■ **What this task involves**: Extract every line below that contains the word "chart".
--- Start Input rows ---
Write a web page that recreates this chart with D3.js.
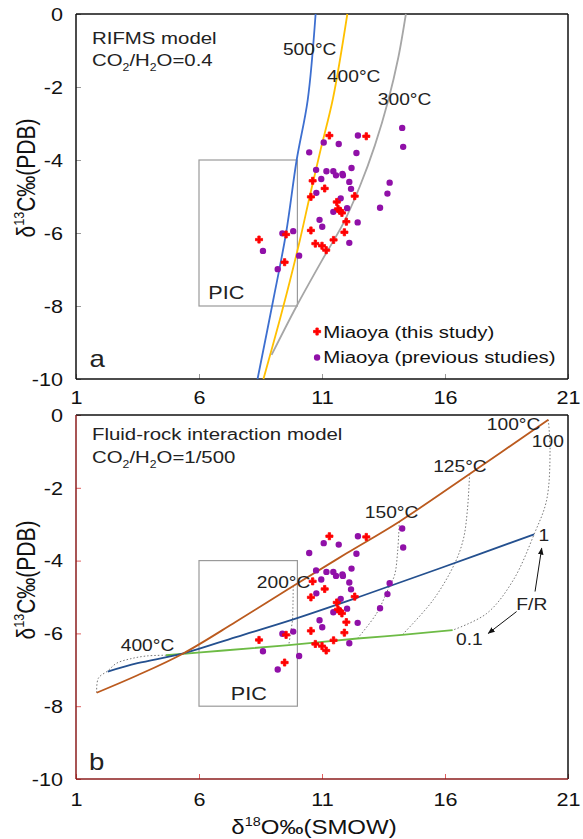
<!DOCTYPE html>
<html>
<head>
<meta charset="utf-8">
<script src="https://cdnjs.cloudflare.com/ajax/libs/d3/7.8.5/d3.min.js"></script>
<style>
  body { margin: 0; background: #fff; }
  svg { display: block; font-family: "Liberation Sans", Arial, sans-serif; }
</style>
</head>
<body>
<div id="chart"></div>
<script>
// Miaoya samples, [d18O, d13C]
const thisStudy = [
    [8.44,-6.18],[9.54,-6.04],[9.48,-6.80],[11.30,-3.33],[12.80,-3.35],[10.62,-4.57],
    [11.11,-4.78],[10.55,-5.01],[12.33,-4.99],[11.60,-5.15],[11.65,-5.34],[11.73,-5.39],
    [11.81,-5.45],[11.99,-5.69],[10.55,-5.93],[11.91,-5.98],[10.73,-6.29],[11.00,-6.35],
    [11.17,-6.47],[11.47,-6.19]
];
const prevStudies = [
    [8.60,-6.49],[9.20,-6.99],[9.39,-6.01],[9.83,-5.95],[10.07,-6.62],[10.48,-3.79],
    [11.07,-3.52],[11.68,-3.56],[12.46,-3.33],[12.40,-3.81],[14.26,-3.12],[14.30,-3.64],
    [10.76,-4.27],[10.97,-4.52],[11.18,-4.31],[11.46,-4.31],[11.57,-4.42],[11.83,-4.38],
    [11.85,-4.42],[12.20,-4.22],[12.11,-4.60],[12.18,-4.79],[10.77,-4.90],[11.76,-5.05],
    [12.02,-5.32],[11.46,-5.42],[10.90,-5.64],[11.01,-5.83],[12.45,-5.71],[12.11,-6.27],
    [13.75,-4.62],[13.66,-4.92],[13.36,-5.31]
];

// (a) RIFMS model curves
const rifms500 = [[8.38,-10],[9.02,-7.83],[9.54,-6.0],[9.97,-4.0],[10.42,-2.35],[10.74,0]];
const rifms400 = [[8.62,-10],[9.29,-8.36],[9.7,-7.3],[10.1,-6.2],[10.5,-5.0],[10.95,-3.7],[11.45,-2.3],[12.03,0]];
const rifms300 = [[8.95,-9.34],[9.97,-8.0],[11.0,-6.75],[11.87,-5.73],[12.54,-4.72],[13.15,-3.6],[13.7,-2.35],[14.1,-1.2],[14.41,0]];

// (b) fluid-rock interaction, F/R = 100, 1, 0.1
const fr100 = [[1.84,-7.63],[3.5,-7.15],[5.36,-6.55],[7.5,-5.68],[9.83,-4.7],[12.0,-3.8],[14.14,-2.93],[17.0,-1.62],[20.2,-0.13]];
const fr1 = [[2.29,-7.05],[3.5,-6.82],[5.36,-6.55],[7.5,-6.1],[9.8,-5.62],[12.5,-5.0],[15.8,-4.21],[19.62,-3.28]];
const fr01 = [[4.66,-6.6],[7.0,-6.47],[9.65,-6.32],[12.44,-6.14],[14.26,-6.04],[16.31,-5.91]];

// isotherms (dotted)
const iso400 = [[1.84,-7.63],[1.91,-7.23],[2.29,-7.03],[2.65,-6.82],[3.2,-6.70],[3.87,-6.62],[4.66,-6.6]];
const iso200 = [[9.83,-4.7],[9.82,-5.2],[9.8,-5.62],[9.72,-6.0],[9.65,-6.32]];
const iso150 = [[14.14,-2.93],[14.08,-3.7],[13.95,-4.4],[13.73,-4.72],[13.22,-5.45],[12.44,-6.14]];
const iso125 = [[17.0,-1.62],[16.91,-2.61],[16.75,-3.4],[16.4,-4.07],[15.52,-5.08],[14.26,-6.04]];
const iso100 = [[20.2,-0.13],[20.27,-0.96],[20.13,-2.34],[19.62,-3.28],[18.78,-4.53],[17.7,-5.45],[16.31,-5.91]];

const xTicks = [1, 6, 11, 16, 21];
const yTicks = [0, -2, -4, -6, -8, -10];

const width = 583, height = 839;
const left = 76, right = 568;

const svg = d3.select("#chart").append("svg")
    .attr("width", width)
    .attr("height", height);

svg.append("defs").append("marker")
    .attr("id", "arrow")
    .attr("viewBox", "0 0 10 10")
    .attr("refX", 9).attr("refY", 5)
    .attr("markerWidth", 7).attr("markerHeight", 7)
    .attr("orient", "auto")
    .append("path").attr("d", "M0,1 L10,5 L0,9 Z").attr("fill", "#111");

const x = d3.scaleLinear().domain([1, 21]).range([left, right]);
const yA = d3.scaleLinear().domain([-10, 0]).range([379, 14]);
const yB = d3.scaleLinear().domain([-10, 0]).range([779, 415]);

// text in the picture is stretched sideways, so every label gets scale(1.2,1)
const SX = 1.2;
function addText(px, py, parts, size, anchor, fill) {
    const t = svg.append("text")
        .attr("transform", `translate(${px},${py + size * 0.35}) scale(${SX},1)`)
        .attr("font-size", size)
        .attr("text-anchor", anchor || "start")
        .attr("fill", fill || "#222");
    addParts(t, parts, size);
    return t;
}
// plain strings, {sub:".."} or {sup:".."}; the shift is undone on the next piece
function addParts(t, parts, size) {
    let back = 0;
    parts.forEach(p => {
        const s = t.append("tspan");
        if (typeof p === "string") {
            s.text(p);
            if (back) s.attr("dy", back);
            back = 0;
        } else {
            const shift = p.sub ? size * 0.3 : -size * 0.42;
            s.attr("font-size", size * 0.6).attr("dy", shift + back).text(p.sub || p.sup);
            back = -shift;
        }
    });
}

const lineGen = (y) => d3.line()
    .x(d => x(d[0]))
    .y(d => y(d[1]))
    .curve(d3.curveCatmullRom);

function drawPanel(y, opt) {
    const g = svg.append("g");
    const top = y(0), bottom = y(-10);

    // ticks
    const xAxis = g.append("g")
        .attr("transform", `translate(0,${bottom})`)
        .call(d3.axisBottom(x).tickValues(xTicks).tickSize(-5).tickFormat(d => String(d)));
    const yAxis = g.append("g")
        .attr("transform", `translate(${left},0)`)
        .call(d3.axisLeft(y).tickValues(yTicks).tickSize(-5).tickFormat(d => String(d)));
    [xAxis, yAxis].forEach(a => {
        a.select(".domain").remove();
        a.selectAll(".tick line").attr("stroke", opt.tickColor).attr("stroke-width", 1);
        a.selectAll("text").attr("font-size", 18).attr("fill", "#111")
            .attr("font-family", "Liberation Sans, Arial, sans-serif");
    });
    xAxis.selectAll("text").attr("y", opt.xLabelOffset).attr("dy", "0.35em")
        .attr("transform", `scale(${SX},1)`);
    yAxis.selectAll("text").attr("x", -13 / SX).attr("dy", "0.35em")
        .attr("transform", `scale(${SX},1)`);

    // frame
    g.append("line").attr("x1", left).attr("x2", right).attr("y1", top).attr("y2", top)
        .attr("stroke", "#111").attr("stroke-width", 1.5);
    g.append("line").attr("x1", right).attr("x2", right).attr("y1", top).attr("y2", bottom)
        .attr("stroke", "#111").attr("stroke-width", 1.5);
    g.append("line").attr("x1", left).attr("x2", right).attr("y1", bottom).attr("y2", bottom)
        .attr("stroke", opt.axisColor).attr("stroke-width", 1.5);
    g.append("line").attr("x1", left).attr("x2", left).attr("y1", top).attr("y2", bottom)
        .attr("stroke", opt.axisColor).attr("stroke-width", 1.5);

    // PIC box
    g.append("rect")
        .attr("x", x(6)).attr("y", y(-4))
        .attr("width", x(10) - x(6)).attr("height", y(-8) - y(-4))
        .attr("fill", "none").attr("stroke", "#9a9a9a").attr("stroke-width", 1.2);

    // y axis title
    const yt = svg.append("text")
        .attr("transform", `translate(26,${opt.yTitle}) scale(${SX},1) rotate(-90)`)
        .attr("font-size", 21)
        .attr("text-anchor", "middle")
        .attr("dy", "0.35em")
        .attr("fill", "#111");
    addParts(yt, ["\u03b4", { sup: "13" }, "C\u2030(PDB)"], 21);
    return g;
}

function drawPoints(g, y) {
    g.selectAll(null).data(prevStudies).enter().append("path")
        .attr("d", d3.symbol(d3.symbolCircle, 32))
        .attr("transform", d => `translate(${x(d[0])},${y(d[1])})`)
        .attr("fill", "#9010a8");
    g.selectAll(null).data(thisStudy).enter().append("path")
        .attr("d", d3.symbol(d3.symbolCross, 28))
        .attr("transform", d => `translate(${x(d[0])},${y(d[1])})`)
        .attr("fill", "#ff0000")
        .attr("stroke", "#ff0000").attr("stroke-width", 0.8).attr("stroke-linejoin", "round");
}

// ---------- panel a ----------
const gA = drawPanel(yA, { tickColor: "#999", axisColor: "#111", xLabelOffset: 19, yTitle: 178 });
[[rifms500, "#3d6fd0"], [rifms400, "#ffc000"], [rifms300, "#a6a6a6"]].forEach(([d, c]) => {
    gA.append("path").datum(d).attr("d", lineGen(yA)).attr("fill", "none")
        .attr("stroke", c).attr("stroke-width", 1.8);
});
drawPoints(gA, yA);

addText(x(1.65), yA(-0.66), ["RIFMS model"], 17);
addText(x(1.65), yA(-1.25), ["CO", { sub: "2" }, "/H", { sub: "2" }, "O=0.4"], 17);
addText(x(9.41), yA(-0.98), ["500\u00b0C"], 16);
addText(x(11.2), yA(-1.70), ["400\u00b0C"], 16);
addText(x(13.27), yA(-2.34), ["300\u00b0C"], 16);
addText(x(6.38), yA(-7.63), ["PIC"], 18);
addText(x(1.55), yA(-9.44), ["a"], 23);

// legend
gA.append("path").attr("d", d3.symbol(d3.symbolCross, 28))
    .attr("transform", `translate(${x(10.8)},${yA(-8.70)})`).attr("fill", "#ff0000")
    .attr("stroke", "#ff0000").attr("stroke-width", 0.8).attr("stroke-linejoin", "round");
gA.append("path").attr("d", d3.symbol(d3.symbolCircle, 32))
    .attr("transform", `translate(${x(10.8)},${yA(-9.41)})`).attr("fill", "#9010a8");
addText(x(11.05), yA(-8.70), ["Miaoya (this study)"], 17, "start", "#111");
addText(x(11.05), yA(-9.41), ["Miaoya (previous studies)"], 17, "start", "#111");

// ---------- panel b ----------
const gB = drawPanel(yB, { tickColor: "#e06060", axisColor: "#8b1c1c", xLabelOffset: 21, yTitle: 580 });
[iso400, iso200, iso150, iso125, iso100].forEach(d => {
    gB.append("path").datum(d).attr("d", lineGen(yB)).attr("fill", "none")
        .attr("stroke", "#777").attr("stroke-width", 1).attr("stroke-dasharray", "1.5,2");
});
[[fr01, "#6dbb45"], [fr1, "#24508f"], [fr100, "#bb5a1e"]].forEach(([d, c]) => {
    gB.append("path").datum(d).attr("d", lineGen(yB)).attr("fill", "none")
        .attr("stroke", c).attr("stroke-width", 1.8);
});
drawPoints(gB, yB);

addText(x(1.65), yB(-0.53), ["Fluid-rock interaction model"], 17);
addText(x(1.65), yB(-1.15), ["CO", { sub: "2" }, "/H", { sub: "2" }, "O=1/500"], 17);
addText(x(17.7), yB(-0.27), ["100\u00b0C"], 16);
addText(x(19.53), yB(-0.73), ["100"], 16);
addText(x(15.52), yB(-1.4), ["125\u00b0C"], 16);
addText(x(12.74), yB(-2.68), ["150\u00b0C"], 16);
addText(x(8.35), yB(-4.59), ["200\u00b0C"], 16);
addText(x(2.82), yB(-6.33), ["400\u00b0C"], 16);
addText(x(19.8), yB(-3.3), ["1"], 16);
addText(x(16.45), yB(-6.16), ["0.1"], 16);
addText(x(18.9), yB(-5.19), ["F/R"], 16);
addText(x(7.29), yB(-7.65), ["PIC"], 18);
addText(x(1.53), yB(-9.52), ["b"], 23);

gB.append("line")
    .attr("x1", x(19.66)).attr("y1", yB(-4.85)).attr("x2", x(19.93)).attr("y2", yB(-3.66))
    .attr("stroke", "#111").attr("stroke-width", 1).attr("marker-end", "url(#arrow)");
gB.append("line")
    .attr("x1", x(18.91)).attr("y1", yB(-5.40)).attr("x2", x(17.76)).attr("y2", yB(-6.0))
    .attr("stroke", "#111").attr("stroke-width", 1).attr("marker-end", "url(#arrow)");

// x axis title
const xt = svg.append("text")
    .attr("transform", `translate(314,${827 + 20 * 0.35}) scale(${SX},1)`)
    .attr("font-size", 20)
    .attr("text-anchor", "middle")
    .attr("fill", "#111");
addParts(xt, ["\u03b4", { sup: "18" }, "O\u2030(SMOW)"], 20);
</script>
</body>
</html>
--- End Input rows ---
--- Start Input rows ---
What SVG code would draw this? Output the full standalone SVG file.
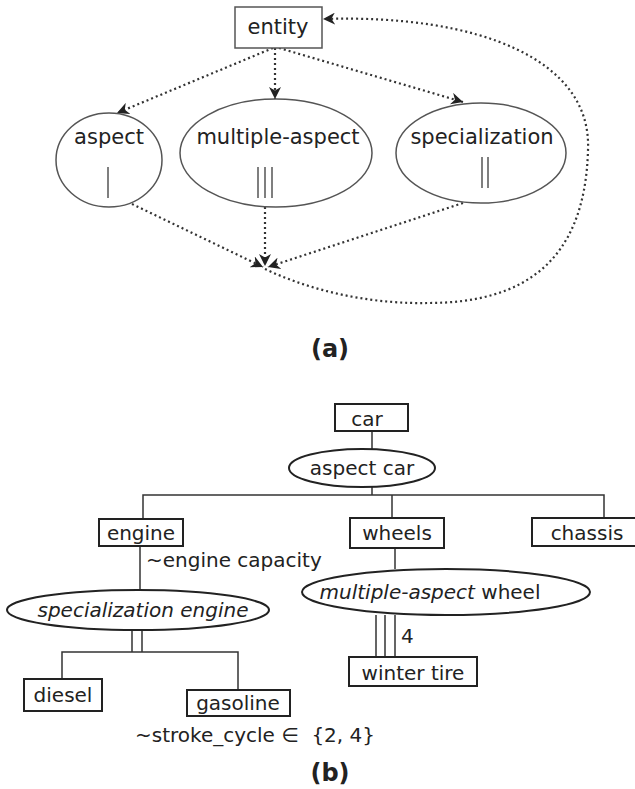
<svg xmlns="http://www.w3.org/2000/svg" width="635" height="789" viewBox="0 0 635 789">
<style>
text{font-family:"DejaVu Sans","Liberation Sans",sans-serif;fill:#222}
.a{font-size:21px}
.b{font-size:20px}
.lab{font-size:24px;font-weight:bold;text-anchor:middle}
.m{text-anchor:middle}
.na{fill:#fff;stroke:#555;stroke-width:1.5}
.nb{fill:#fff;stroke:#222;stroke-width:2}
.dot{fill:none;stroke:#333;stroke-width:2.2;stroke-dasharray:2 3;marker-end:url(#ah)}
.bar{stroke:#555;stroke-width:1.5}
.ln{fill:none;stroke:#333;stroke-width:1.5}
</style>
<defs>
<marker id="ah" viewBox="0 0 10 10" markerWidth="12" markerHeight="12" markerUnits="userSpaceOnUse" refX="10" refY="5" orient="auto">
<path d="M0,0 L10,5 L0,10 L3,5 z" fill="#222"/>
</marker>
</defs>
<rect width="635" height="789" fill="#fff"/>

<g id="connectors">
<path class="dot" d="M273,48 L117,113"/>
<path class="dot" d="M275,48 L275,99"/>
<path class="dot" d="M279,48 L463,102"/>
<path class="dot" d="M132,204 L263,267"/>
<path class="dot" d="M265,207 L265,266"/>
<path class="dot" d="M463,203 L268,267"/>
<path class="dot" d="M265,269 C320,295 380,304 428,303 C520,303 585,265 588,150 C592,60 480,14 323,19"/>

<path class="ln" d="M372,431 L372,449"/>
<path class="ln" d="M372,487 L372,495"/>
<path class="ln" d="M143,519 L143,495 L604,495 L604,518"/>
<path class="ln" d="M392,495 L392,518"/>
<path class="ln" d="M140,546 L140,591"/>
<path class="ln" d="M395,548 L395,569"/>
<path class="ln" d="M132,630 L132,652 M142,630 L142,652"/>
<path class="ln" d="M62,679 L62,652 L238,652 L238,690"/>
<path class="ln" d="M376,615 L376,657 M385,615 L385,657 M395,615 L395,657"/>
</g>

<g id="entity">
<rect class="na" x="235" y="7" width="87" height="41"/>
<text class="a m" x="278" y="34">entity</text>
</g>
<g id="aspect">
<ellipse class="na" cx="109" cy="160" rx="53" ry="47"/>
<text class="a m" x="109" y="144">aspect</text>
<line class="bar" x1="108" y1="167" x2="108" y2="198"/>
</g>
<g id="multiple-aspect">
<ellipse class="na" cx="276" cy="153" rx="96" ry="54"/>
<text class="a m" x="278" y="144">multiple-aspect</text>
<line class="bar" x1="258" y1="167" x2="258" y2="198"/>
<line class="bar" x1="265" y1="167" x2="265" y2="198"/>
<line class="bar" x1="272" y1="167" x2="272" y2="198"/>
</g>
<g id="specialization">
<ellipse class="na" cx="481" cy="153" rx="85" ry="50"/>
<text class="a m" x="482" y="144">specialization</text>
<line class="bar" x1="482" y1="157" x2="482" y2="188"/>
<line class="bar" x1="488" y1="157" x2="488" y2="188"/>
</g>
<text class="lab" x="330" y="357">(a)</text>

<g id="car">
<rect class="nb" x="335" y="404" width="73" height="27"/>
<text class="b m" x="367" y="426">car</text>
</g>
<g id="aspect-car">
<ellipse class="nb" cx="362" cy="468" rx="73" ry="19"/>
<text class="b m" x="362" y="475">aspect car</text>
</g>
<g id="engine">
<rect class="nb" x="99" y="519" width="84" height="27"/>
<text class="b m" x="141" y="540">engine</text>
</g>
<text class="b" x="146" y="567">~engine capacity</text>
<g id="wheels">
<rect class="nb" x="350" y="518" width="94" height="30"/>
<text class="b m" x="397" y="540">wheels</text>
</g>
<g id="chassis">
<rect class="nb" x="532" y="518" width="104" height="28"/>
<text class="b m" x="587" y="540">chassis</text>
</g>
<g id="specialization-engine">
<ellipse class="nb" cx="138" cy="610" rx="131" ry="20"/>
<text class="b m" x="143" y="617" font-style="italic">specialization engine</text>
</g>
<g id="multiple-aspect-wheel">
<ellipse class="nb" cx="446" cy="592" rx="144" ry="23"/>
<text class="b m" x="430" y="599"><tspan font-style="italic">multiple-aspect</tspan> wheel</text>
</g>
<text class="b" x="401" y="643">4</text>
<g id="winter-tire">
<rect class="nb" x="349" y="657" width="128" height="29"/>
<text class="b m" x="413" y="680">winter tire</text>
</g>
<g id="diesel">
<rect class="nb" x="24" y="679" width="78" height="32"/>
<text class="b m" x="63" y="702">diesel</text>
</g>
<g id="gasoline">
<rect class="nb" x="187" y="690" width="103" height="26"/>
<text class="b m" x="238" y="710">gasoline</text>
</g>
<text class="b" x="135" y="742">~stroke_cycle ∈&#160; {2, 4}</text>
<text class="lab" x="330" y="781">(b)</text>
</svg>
--- End Input rows ---
■ **Final answer**:
Write a web page that recreates this chart with D3.js.
<div id="chart"></div>
const svg = d3.select("#chart").append("svg")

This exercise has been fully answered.